The buffet has also reopened but with a shorter list of food items on the menu, Food and Beverage Director Tracey Bennett said.
“We have opened up the buffet but are serving the bistro items out there to help us keep a 6-foot distance between customers,” she said. “We only have four options off of our bistro menu — chicken salad, fish basket, hamburger and cheeseburger and chicken wings. We also have a Blue Plate Special mix up, where we offer a soul food or comfort food item that changes daily — jambalaya, fried chicken, etc.”
Bennett said the bar and buffet areas have also implemented quite a few changes for public health and safety: plexiglass between all of the servers and customers, plastic cups and utensils, tables moved further apart, ropes between lines of patrons and a lot of masks and hand sanitizer.
“We all have facemasks on and are using the hand sanitizer at an unbelievable rate, both at the front of the house and the back of the house, all of our self-serving stations were taken down so any drinks have to come from a bartender or server,” she said.

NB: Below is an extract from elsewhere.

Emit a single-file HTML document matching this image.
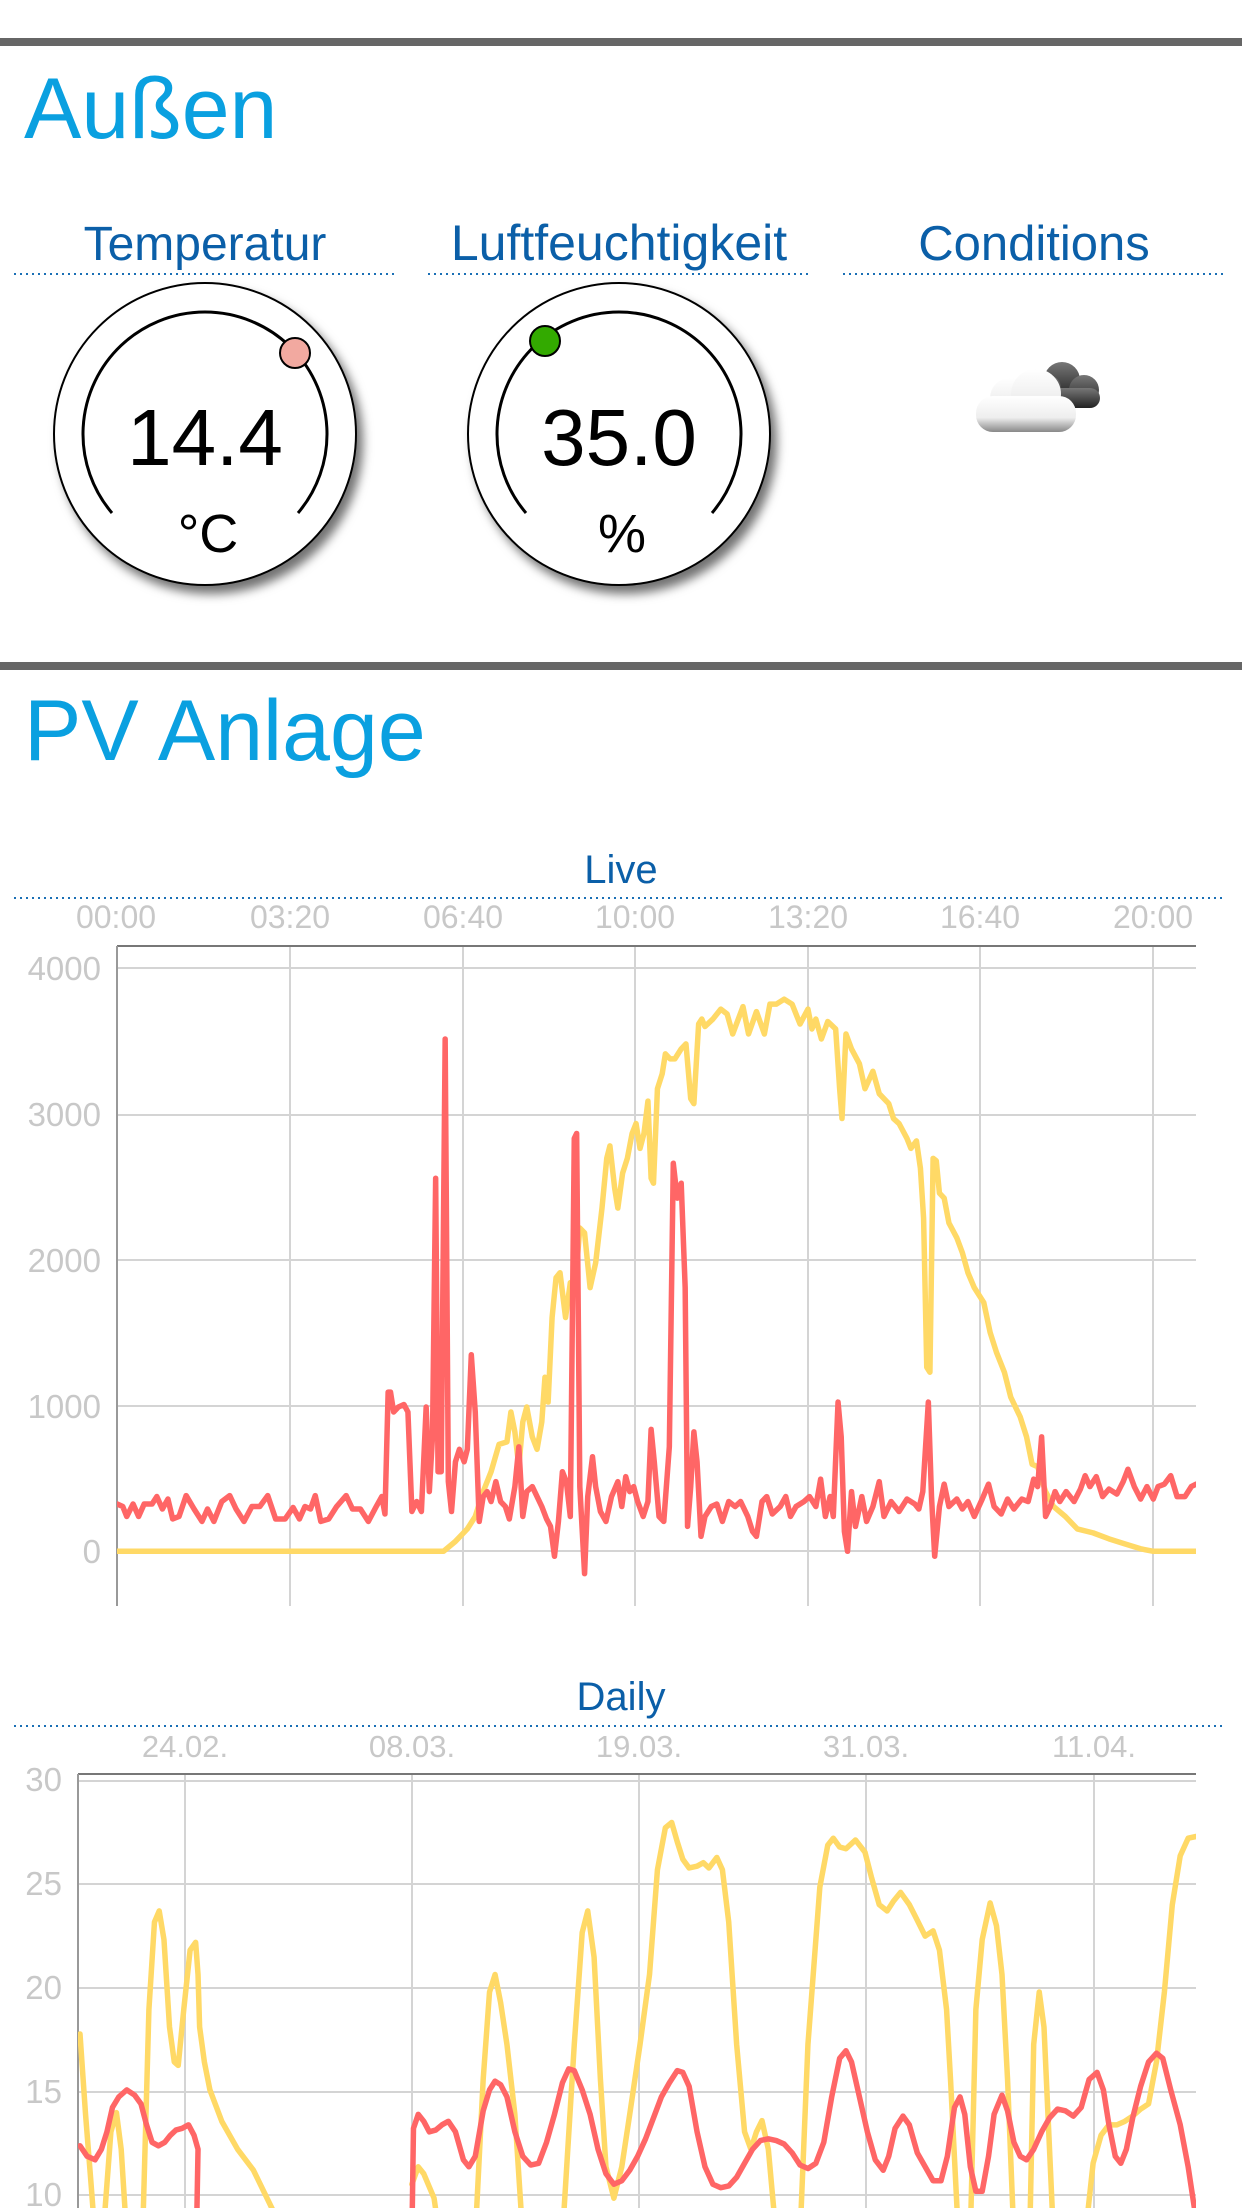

“Business has not been as it was. We are considered a retirement community so I believe people are being more cautious, which is a good thing. It gives us a chance to get ready to handle more customers, kind of like a soft reopening. We’re getting to learn as we go. … Public safety is our top priority, more so than making money. With every safety precaution we’ve been asked to do, we’ve taken it one step farther. We don’t even allow smoking inside the casino anymore, which is just one more way we can keep from spreading any sickness around.”